All I can be absolutely sure of is that some places instantly deplete me like I have taken a chemical bath or eaten something off my allergy list…the effect is that instantaneous. I can’t even watch programs set in certain places; my recent abortion of a tv series that was otherwise fascinating to me, long before the plot had unravelled, being testament to the fact. Realising the degree to which I am affected by this, and have always been affected, is at least a useful thing to be warned about at my age, where I have reasonable choices at my disposal since prewarned is prearmed when I make any decisions about location. These days, when I decide whether the answer is “yes” or “no” to a place, even for a short visit, I take full consideration of this factor into account, rather than pretending it doesn’t exist like I used to do.

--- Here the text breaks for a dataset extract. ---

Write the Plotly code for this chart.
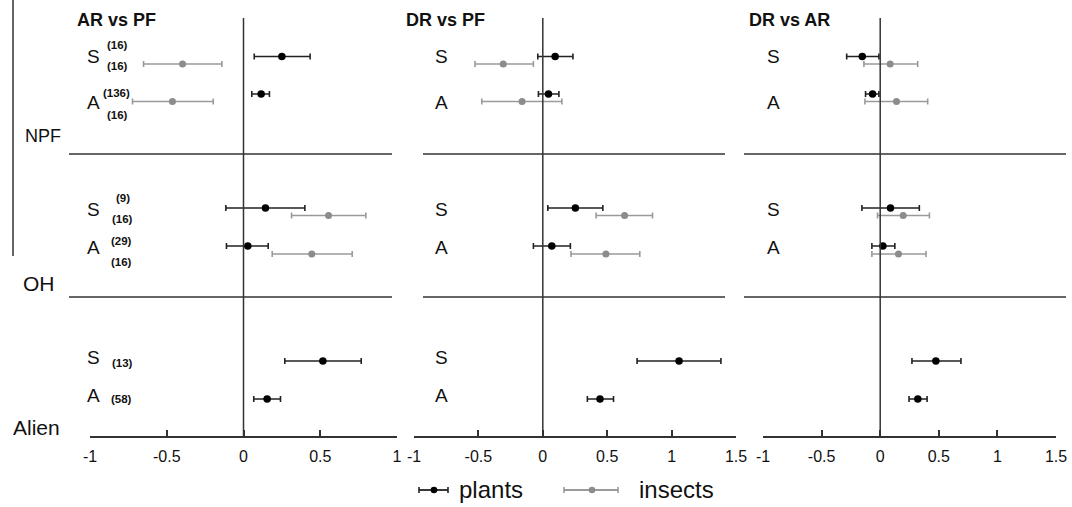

Its not so useful to my daughter, who (unprompted by me) recently brought up observations about her own hypersensitive responses to places and the self-observed correlation with her state of energy and general wellbeing given she is at an age where she still has to override her sensitivities in order to “get on” in her career. This fills me with parental trepidation since I know what an ultimately detrimental effect long use of the “override” button had on my health (which tanked utterly after 2 years’ commute to the ugliest place I ever worked; not the only but certainly one of the biggest factors in my crash, in hindsight).

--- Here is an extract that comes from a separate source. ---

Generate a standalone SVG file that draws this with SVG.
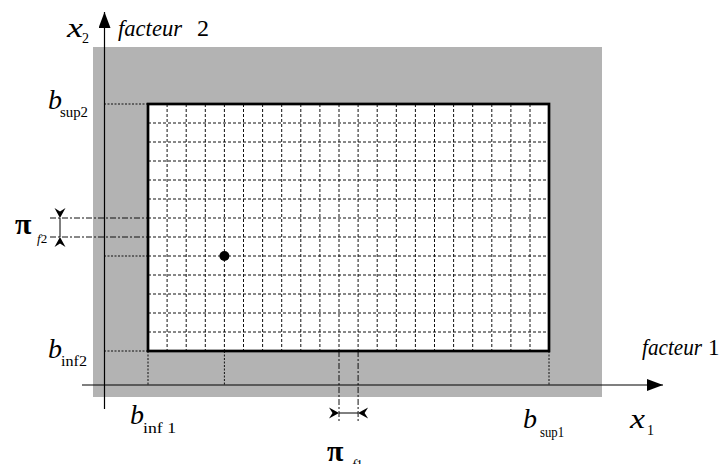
<svg xmlns="http://www.w3.org/2000/svg" width="723" height="464" viewBox="0 0 723 464">
<style>
.t{font-family:'Liberation Serif','Times New Roman','DejaVu Serif',serif;fill:#000}
.i{font-style:italic}
.grid{stroke:#111;stroke-width:1;stroke-dasharray:3 2;fill:none}
.ext{stroke:#111;stroke-width:1;stroke-dasharray:2 1.5;fill:none}
.dd{stroke:#111;stroke-width:1;stroke-dasharray:6 2 2 2;fill:none}
.ax{stroke:#000;stroke-width:1.2;fill:none}
</style>
<defs>
<marker id="ah" viewBox="0 0 16 12" refX="16" refY="6" markerWidth="16" markerHeight="12" markerUnits="userSpaceOnUse" orient="auto">
<path d="M0,0 L16,6 L0,12 Z" fill="#000"/>
</marker>
</defs>
<g id="domain">
<rect x="93" y="47" width="509" height="350" fill="#b3b3b3"/>
<rect x="148" y="104" width="401" height="247" fill="#fff"/>
</g>
<g id="grid">
<path class="grid" d="M167.1,104V351M186.2,104V351M205.3,104V351M224.4,104V351M243.5,104V351M262.6,104V351M281.7,104V351M300.8,104V351M319.9,104V351M339,104V351M358.1,104V351M377.2,104V351M396.3,104V351M415.4,104V351M434.5,104V351M453.6,104V351M472.7,104V351M491.8,104V351M510.9,104V351M530,104V351"/>
<path class="grid" d="M148,123H549M148,142H549M148,161H549M148,180H549M148,199H549M148,218H549M148,237H549M148,256H549M148,275H549M148,294H549M148,313H549M148,332H549"/>
</g>
<g id="connectors">
<path class="ext" d="M104,104H148M104,256H148M104,351H148M148,351V385M224.4,351V385M549,351V385"/>
<path class="dd" d="M50,218H148M50,237H148M339,351V423M358.1,351V423"/>
<line class="ax" x1="104.5" y1="409" x2="104.5" y2="12" marker-end="url(#ah)"/>
<line class="ax" x1="82" y1="385" x2="663" y2="385" marker-end="url(#ah)"/>
<path d="M60,218V237M339,413H358.1" stroke="#000" stroke-width="1"/>
<path d="M60,218L54.5,208L60,211.5L65.5,208Z M60,237L54.5,247L60,243.5L65.5,247Z" fill="#000"/>
<path d="M339,413L329,407.5L332.5,413L329,418.5Z M358.1,413L368.1,407.5L364.6,413L368.1,418.5Z" fill="#000"/>
</g>
<g id="domain-border">
<rect x="148" y="104" width="401" height="247" fill="none" stroke="#000" stroke-width="2.7"/>
</g>
<g id="point">
<circle cx="224.4" cy="256" r="5" fill="#000"/>
</g>
<g id="labels">
<text class="t i" x="67" y="37" font-size="27" textLength="16" lengthAdjust="spacingAndGlyphs">x</text>
<text class="t" x="82" y="43" font-size="14">2</text>
<text class="t i" x="118" y="36" font-size="24" textLength="64" lengthAdjust="spacingAndGlyphs">facteur</text>
<text class="t" x="197" y="36" font-size="24">2</text>
<text class="t i" x="48" y="109" font-size="28">b</text>
<text class="t" x="60" y="117" font-size="15" textLength="28" lengthAdjust="spacingAndGlyphs">sup2</text>
<text class="t" x="15" y="234" font-size="30" font-weight="bold">π</text>
<text class="t" x="37" y="243" font-size="13"><tspan class="i">f</tspan>2</text>
<text class="t i" x="48" y="358" font-size="28">b</text>
<text class="t" x="61" y="366" font-size="15" textLength="26" lengthAdjust="spacingAndGlyphs">inf2</text>
<text class="t i" x="130" y="424" font-size="28">b</text>
<text class="t" x="143" y="433" font-size="15" textLength="33" lengthAdjust="spacingAndGlyphs">inf 1</text>
<text class="t" x="327" y="461" font-size="30" font-weight="bold">π</text>
<text class="t" x="352" y="470" font-size="14"><tspan class="i">f</tspan>1</text>
<text class="t i" x="523" y="428" font-size="28">b</text>
<text class="t" x="540" y="437" font-size="15" textLength="24" lengthAdjust="spacingAndGlyphs">sup1</text>
<text class="t i" x="630" y="428" font-size="27" textLength="15" lengthAdjust="spacingAndGlyphs">x</text>
<text class="t" x="647" y="435" font-size="14">1</text>
<text class="t i" x="642" y="355" font-size="23" textLength="60" lengthAdjust="spacingAndGlyphs">facteur</text>
<text class="t" x="708" y="355" font-size="23">1</text>
</g>
</svg>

So is this thing an autistic disability or more a case of, yet again, struggling with the effects of living in an allistic-created world, where the majority seem to be equipped with extra thick skins to things that often affront the more sensitive, which may very well include some, if not all, autistic people and a good number of other neurodivergent individuals? What would a world constructed, or at least informed, by the more sensitive amongst us look and feel like; would it be a healthier, more harmonious place? That’s something I really hope future generations get to find out but what we need, first, are many more neurodivergent people on the inside as architects and policymakers and then, just maybe, we would see some better levels of wellbeing and mental health being played out, not just for us but perhaps for everyone.

2 thoughts on “Places that deplete

  1. Thank you for this post! I’m also someone (AuDhd) who can often love the stimulation of the city but completely crumble in an instant if an environment feels wrong.